Activity 4.2 included digital elevation models (DEMs) of pre- and post-Hurricane Irene, highlighting areas that changed in elevation. These changes represent either deposition (increased elevation) or erosion (decreased elevation). I showed students one example first of pre-Irene, post-Irene, and then a DEM showing the difference (which subtracts the two, post minus pre). I then showed the students the Rodanthe pre- and post-DEMs, and had them sketch the differences. At first students were a bit intimidated, both by trying to get all the details correct as well as by their artistic skills (or lack thereof), but with coaching and encouragement they did well.
Activity 4.3 was combined at the end of 4.1 in a lecture period. Discussion was generated on the unique situation of a river tributary (the Pompton River) having a higher peak discharge than the main stem (the Passaic River). This seemingly violates the general concept of tributaries having less discharge than the rivers they flow into, but when explained that the Passaic River had a much larger volume of discharge from the storm (visible on the hydrograph), it makes sense.
Unit 5 was taught during the second half of a laboratory session, along with Unit 3 (see above). Both activities were used, and students had handouts in order to complete their assignments.
Activity 5.1 involves plotting the changing hurricane frequencies, deaths, and damage during the 20th century. I had the students plot these by hand in class, but having them plot it using Excel or another program would also work well.
Activity 5.2 uses historic aerial photography and topographic maps and compares them to modern satellite photographs to determine the changes in coastal development, and consequently the changes in coastal risks. A review of the differences between hazards and risk is included and was used, which was helpful for the students to revisit those differences.

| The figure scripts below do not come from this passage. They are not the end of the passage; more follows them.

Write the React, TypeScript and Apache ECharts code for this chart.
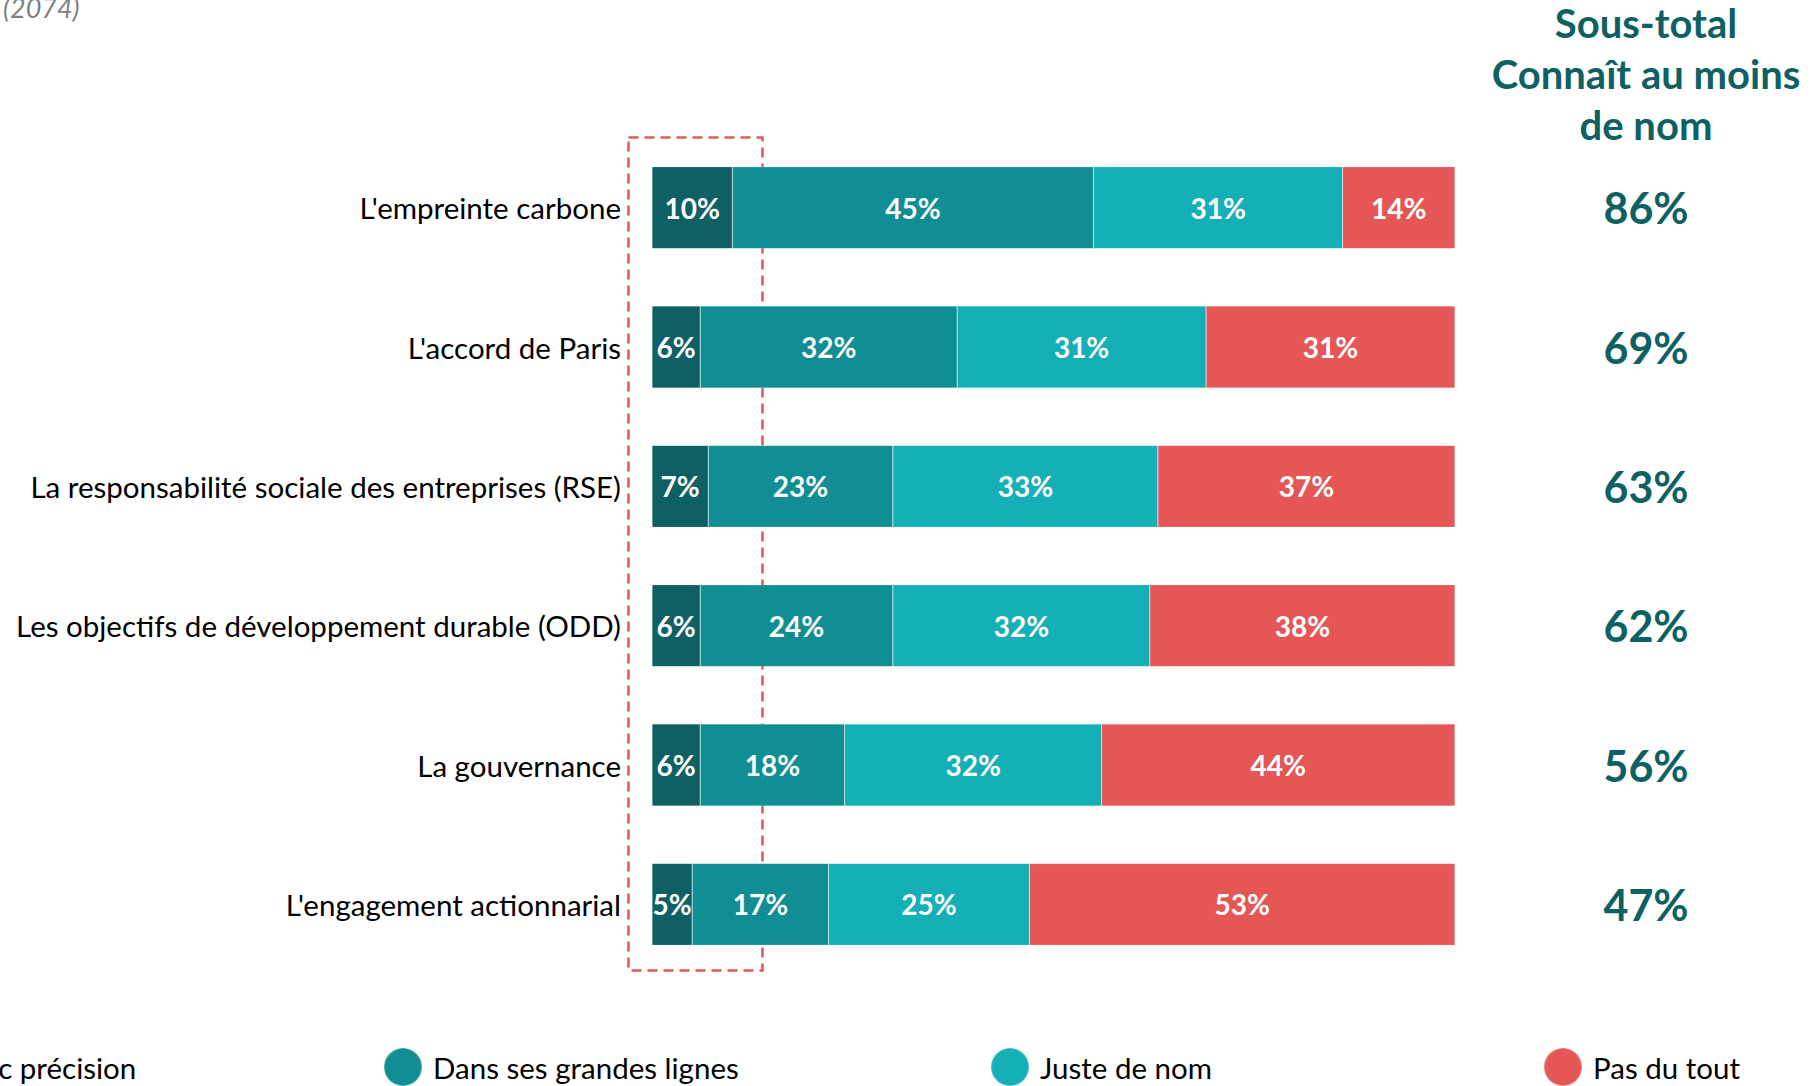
import React, { useEffect, useRef } from "react";
import * as echarts from "echarts";

const categories = [
  "L'empreinte carbone",
  "L'accord de Paris",
  "La responsabilité sociale des entreprises (RSE)",
  "Les objectifs de développement durable (ODD)",
  "La gouvernance",
  "L'engagement actionnarial",
];
const seriesNames = ["Avec précision", "Dans ses grandes lignes", "Juste de nom", "Pas du tout"];
const avecPrecision = [10, 6, 7, 6, 6, 5];
const grandesLignes = [45, 32, 23, 24, 18, 17];
const justeDeNom = [31, 31, 33, 32, 32, 25];
const pasDuTout = [14, 31, 37, 38, 44, 53];
const sousTotal = [86, 69, 63, 62, 56, 47];
const headerLines = ["Sous-total", "Connaît au moins", "de nom"];
const sampleNote = "(2074)";

const colors = ["#0E6064", "#118E93", "#14AFB7", "#E45756"];
const FONT = "Lato";

export default function App() {
  const ref = useRef<HTMLDivElement>(null);
  useEffect(() => {
    document.body.style.margin = "0";
    if (!ref.current) return;
    const chart = echarts.init(ref.current, undefined, { renderer: "svg" });
    const values = [avecPrecision, grandesLignes, justeDeNom, pasDuTout];
    const legendLefts = [-101, 383, 990, 1543];
    chart.setOption({
      animation: false,
      backgroundColor: "#ffffff",
      textStyle: { fontFamily: FONT },
      grid: { left: 652, width: 803, top: 138, height: 836, containLabel: false },
      xAxis: { type: "value", min: 0, max: 100, show: false },
      yAxis: [
        {
          type: "category",
          data: categories,
          inverse: true,
          axisLine: { show: false },
          axisTick: { show: false },
          splitLine: { show: false },
          axisLabel: { margin: 31, fontSize: 29.5, color: "#000000", fontFamily: FONT },
        },
        {
          type: "category",
          data: categories,
          inverse: true,
          position: "right",
          axisLine: { show: false },
          axisTick: { show: false },
          splitLine: { show: false },
          axisLabel: {
            margin: 191,
            align: "center",
            fontSize: 43,
            fontWeight: "bold",
            color: "#0E6163",
            fontFamily: FONT,
            formatter: (_v: string, i: number) => sousTotal[i] + "%",
          },
        },
      ],
      legend: seriesNames.map((name, i) => ({
        data: [{ name, icon: "circle" }],
        left: legendLefts[i],
        top: 1047,
        padding: 0,
        itemWidth: 38,
        itemHeight: 38,
        selectedMode: false,
        textStyle: { fontSize: 29.5, color: "#000000", fontFamily: FONT, padding: [0, 0, 0, 6] },
      })),
      series: seriesNames.map((name, i) => ({
        name,
        type: "bar",
        stack: "total",
        barWidth: 82,
        data: values[i],
        itemStyle: { color: colors[i], borderColor: "rgba(255,255,255,0.25)", borderWidth: 0.6 },
        label: {
          show: true,
          position: "inside",
          formatter: "{c}%",
          color: "#ffffff",
          fontWeight: "bold",
          fontSize: 28,
          fontFamily: FONT,
        },
        emphasis: { disabled: true },
      })),
      graphic: [
        {
          type: "text",
          x: 1646,
          y: -3,
          style: {
            text: headerLines.join("\n"),
            align: "center",
            verticalAlign: "top",
            fill: "#0E6163",
            font: `bold 40px ${FONT}`,
            lineHeight: 51,
          },
        },
        {
          type: "text",
          x: 3,
          y: -6,
          style: {
            text: sampleNote,
            align: "left",
            verticalAlign: "top",
            fill: "#808080",
            font: `italic 27px ${FONT}`,
          },
        },
        {
          type: "rect",
          shape: { x: 628.5, y: 137.5, width: 134, height: 833 },
          style: { fill: "none", stroke: "#E05A5A", lineWidth: 2.5, lineDash: [10, 6] },
        },
      ],
    });
    return () => chart.dispose();
  }, []);
  return <div ref={ref} style={{ width: 1814, height: 1086, position: "absolute", left: 0, top: 0 }} />;
}
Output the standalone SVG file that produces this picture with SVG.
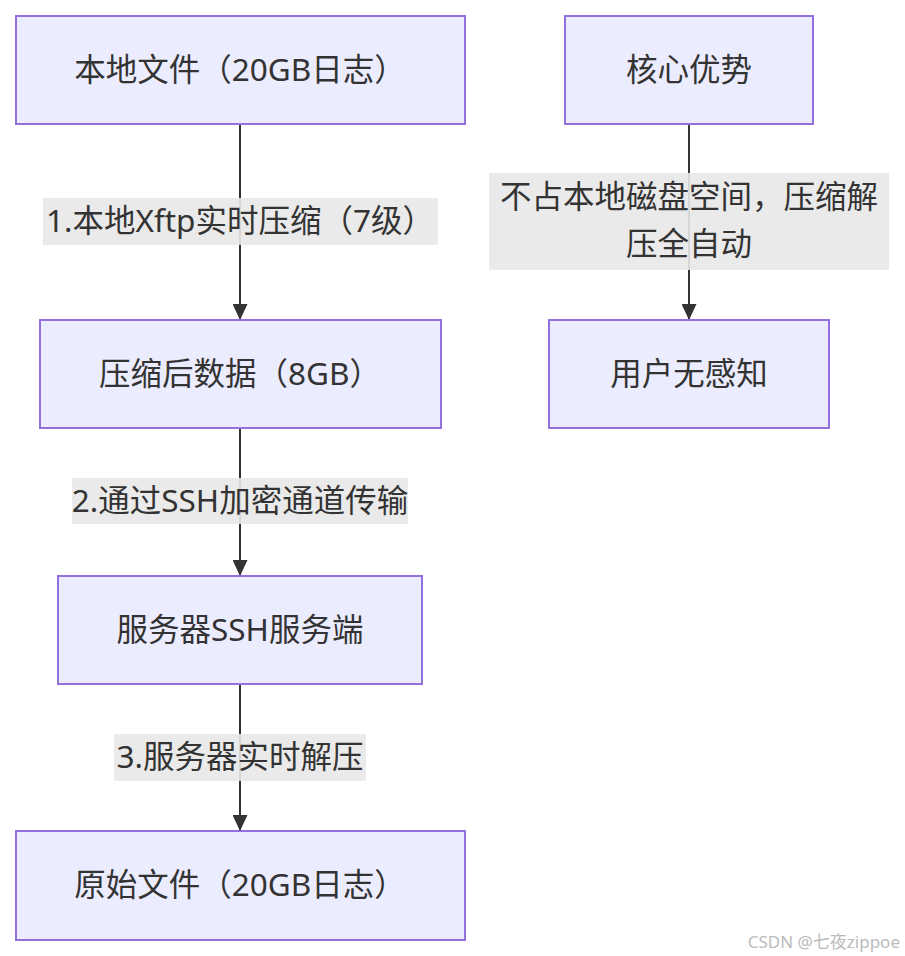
<svg xmlns="http://www.w3.org/2000/svg" width="905" height="956" viewBox="0 0 905 956">
<defs>
<style>
.node rect{fill:#ECECFF;stroke:#9370DB;stroke-width:2}
text{font-family:"Noto Sans","Noto Sans CJK SC",sans-serif;font-size:31.5px;fill:#333;text-anchor:middle;dominant-baseline:central}
.lbl{fill:#e8e8e8;opacity:0.9}
.edge{stroke:#333;stroke-width:2;fill:none}
.wm{font-size:17px;fill:#bbb;text-anchor:end}
</style>
<marker id="arr" viewBox="0 0 16 15" refX="16" refY="7.5" markerWidth="16" markerHeight="15" markerUnits="userSpaceOnUse" orient="auto">
<path d="M0,0 L16,7.5 L0,15 Z" fill="#333"/>
</marker>
</defs>
<rect width="905" height="956" fill="#fff"/>
<g id="connectors">
<path class="edge" d="M240,124 V320" marker-end="url(#arr)"/>
<path class="edge" d="M240,428 V576" marker-end="url(#arr)"/>
<path class="edge" d="M240,684 V831" marker-end="url(#arr)"/>
<path class="edge" d="M689,124 V320" marker-end="url(#arr)"/>
<g id="label1"><rect class="lbl" x="43" y="198" width="395" height="47"/><text x="240" y="219">1.本地Xftp实时压缩（7级）</text></g>
<g id="label2"><rect class="lbl" x="72" y="478" width="336" height="46"/><text x="240" y="499">2.通过SSH加密通道传输</text></g>
<g id="label3"><rect class="lbl" x="114" y="734" width="252" height="47"/><text x="240" y="755">3.服务器实时解压</text></g>
<g id="label4"><rect class="lbl" x="489" y="173" width="400" height="97"/><text x="689" y="195">不占本地磁盘空间，压缩解</text><text x="689" y="242">压全自动</text></g>
</g>
<g id="nodeA" class="node"><rect x="16" y="16" width="449" height="108"/><text x="240" y="68">本地文件（20GB日志）</text></g>
<g id="nodeB" class="node"><rect x="40" y="320" width="401" height="108"/><text x="240" y="372">压缩后数据（8GB）</text></g>
<g id="nodeC" class="node"><rect x="58" y="576" width="364" height="108"/><text x="240" y="628">服务器SSH服务端</text></g>
<g id="nodeD" class="node"><rect x="16" y="831" width="449" height="109"/><text x="240" y="883">原始文件（20GB日志）</text></g>
<g id="nodeE" class="node"><rect x="565" y="16" width="248" height="108"/><text x="689" y="68">核心优势</text></g>
<g id="nodeF" class="node"><rect x="549" y="320" width="280" height="108"/><text x="689" y="372">用户无感知</text></g>
<text class="wm" x="900" y="941">CSDN @七夜zippoe</text>
</svg>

Unit 6This unit has the students take many of the things they have learned and apply it to whether to evacuate in the face of an oncoming storm.
I had the students read the New York Times article (I passed out paper copies to each student) written as Hurricane Isaac was approaching and people were debating whether to evacuate. I then listed the stakeholders on the board and allowed students to form themselves into small (~2-3 students) groups representing each of the stakeholders. The stakeholders I used were 1) FEMA officials, 2) homeowners, 3) hardware store owner, 4) transit officials, and 5) first responders. Each group then formulated its input to me; I played a spineless mayor who was wavering over whether to evacuate. Each group shared its opinion, and there was some back-and-forth on whether evacuating was the prudent decision. All the groups except the hardware store owners decided to evacuate in the end. This activity was excellent at generating discussion and (civil) debate.
There are effective assessments with each part so that there is better understanding by the students and the instructor about what is being learned.
- The discussion generated about the hazards and risks presented in the cartoon at the beginning generated good points from the students. They came up with several examples, and the students also built upon concepts presented by students previously. Their written lists of examples could have been collected and graded for a more formal assessment, although I did not do this.
- I had the students individually complete the assessment on calculating their personal risk using the formula presented (risk = cost x frequency) in Activity 1.3. This provided a gradable, formal assessment for this unit.
- Students completed the assessment of the activity on whether to sail by writing their response (yes or no) as well as their reasons why in a paragraph or two of text. By having them write their responses instead of just discussing them with the class, I could individually assess their learning. If a less-structured assessment is desired, then a discussion of their responses could be conducted.
- The assessment for this unit was grading the plotted path of Hurricane Irene on the map and having students describe where and when the hurricane made landfall in the United States. A different geographic location for landfall could be chosen alternatively.
- A sketch of the differences between the pre- and post-Irene DEM was collected from each student. They were assessed more for the overall representation of the differences rather than achieving a 100% accurate portrayal of the differences. The Rodanthe DEM was useful for this as there are separate, large sections of both erosion and deposition.
- Assessment was done for both Activities 5.1 and 5.2 by collecting and grading the written assignments for each activity. For 5.1 it was the graphs of hurricane trends during the 20th century, and for 5.2 it was the written comparisons of changes in coastal development. Converting 5.2 into a class discussion of coastal development patterns and drivers would also work well.
- Assessment was conducted of the discussion on evacuations and uncertainty, using an informal rubric of how much each student participated and the quality of their input. One could also collect a written summary of each stakeholder's position, if a graded assessment is needed or wanted.
I had a few outcomes I was hoping for the students from this module:
- I wanted the material to engage them, and by engage I wanted them to think about, discuss, and write on the items presented here. The students increased their participation, and the quality of the thinking in their writing improved during this module, which I was happy to see. The debate during Unit 6 was a great example of this, with the students participating more than they had previously and really taking on the roles.
- I wanted to expose the students to more examples of real data sets that develop the students' quantitative skills. Using the Hurricane Irene paths, river hydrographs, DEMs, and other examples gave the students experience with those kinds of data. Working from those data sets, I wanted to introduce the students to how scientists often deal with uncertainty, and while I accomplished this to some degree I want to expand on this in the future.
Overall, I liked how this module used a variety of ways to engage students, including maps, tables of data, online tools, aerial photographs, DEMS, cartoons, and role-playing. The flexibility is great as it allows the material to either be used as a complete unit or as individual components.